__Task to complete__
Quote every line below exactly as it reads.
## begin
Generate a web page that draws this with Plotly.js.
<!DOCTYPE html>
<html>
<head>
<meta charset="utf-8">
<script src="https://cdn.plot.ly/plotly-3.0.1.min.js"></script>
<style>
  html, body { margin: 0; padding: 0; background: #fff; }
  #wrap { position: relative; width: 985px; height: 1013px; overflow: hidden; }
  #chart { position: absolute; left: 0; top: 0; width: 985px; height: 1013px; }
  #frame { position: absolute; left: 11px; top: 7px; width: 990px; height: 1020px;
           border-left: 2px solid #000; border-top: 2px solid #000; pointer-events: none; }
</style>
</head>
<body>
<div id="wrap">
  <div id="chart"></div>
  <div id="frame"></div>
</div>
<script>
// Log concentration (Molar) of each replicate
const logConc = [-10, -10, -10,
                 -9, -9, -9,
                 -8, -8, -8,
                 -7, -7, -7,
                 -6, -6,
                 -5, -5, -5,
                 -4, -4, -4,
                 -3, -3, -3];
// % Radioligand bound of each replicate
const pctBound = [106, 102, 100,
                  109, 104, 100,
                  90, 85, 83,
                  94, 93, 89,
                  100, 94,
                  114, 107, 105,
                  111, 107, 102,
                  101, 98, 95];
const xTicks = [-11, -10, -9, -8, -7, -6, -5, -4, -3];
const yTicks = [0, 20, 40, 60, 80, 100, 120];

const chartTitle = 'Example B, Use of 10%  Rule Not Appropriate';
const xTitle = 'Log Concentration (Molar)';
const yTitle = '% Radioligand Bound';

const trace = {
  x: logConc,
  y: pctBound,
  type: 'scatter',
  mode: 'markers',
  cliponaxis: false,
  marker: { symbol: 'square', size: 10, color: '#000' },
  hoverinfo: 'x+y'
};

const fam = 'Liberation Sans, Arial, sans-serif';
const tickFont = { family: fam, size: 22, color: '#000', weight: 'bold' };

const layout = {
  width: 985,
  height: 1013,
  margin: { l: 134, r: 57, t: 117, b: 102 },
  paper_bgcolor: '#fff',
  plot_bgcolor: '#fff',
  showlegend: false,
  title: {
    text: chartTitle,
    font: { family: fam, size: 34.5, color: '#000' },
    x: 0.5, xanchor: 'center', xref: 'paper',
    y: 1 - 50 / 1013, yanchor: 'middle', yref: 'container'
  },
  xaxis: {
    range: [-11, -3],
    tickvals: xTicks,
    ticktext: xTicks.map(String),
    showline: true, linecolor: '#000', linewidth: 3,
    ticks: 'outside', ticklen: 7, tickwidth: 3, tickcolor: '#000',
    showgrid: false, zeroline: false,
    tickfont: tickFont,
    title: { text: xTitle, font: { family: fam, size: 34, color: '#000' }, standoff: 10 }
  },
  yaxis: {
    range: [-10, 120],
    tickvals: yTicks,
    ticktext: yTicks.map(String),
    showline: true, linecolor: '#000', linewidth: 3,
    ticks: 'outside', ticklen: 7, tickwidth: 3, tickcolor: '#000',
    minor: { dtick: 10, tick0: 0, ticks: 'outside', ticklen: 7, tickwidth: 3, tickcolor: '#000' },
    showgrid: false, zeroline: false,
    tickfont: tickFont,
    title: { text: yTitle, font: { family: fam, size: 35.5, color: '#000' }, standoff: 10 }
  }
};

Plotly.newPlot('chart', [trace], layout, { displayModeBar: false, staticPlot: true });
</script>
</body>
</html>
## end
__Solution for this task__
Generate a web page that draws this with Plotly.js.
<!DOCTYPE html>
<html>
<head>
<meta charset="utf-8">
<script src="https://cdn.plot.ly/plotly-3.0.1.min.js"></script>
<style>
  html, body { margin: 0; padding: 0; background: #fff; }
  #wrap { position: relative; width: 985px; height: 1013px; overflow: hidden; }
  #chart { position: absolute; left: 0; top: 0; width: 985px; height: 1013px; }
  #frame { position: absolute; left: 11px; top: 7px; width: 990px; height: 1020px;
           border-left: 2px solid #000; border-top: 2px solid #000; pointer-events: none; }
</style>
</head>
<body>
<div id="wrap">
  <div id="chart"></div>
  <div id="frame"></div>
</div>
<script>
// Log concentration (Molar) of each replicate
const logConc = [-10, -10, -10,
                 -9, -9, -9,
                 -8, -8, -8,
                 -7, -7, -7,
                 -6, -6,
                 -5, -5, -5,
                 -4, -4, -4,
                 -3, -3, -3];
// % Radioligand bound of each replicate
const pctBound = [106, 102, 100,
                  109, 104, 100,
                  90, 85, 83,
                  94, 93, 89,
                  100, 94,
                  114, 107, 105,
                  111, 107, 102,
                  101, 98, 95];
const xTicks = [-11, -10, -9, -8, -7, -6, -5, -4, -3];
const yTicks = [0, 20, 40, 60, 80, 100, 120];

const chartTitle = 'Example B, Use of 10%  Rule Not Appropriate';
const xTitle = 'Log Concentration (Molar)';
const yTitle = '% Radioligand Bound';

const trace = {
  x: logConc,
  y: pctBound,
  type: 'scatter',
  mode: 'markers',
  cliponaxis: false,
  marker: { symbol: 'square', size: 10, color: '#000' },
  hoverinfo: 'x+y'
};

const fam = 'Liberation Sans, Arial, sans-serif';
const tickFont = { family: fam, size: 22, color: '#000', weight: 'bold' };

const layout = {
  width: 985,
  height: 1013,
  margin: { l: 134, r: 57, t: 117, b: 102 },
  paper_bgcolor: '#fff',
  plot_bgcolor: '#fff',
  showlegend: false,
  title: {
    text: chartTitle,
    font: { family: fam, size: 34.5, color: '#000' },
    x: 0.5, xanchor: 'center', xref: 'paper',
    y: 1 - 50 / 1013, yanchor: 'middle', yref: 'container'
  },
  xaxis: {
    range: [-11, -3],
    tickvals: xTicks,
    ticktext: xTicks.map(String),
    showline: true, linecolor: '#000', linewidth: 3,
    ticks: 'outside', ticklen: 7, tickwidth: 3, tickcolor: '#000',
    showgrid: false, zeroline: false,
    tickfont: tickFont,
    title: { text: xTitle, font: { family: fam, size: 34, color: '#000' }, standoff: 10 }
  },
  yaxis: {
    range: [-10, 120],
    tickvals: yTicks,
    ticktext: yTicks.map(String),
    showline: true, linecolor: '#000', linewidth: 3,
    ticks: 'outside', ticklen: 7, tickwidth: 3, tickcolor: '#000',
    minor: { dtick: 10, tick0: 0, ticks: 'outside', ticklen: 7, tickwidth: 3, tickcolor: '#000' },
    showgrid: false, zeroline: false,
    tickfont: tickFont,
    title: { text: yTitle, font: { family: fam, size: 35.5, color: '#000' }, standoff: 10 }
  }
};

Plotly.newPlot('chart', [trace], layout, { displayModeBar: false, staticPlot: true });
</script>
</body>
</html>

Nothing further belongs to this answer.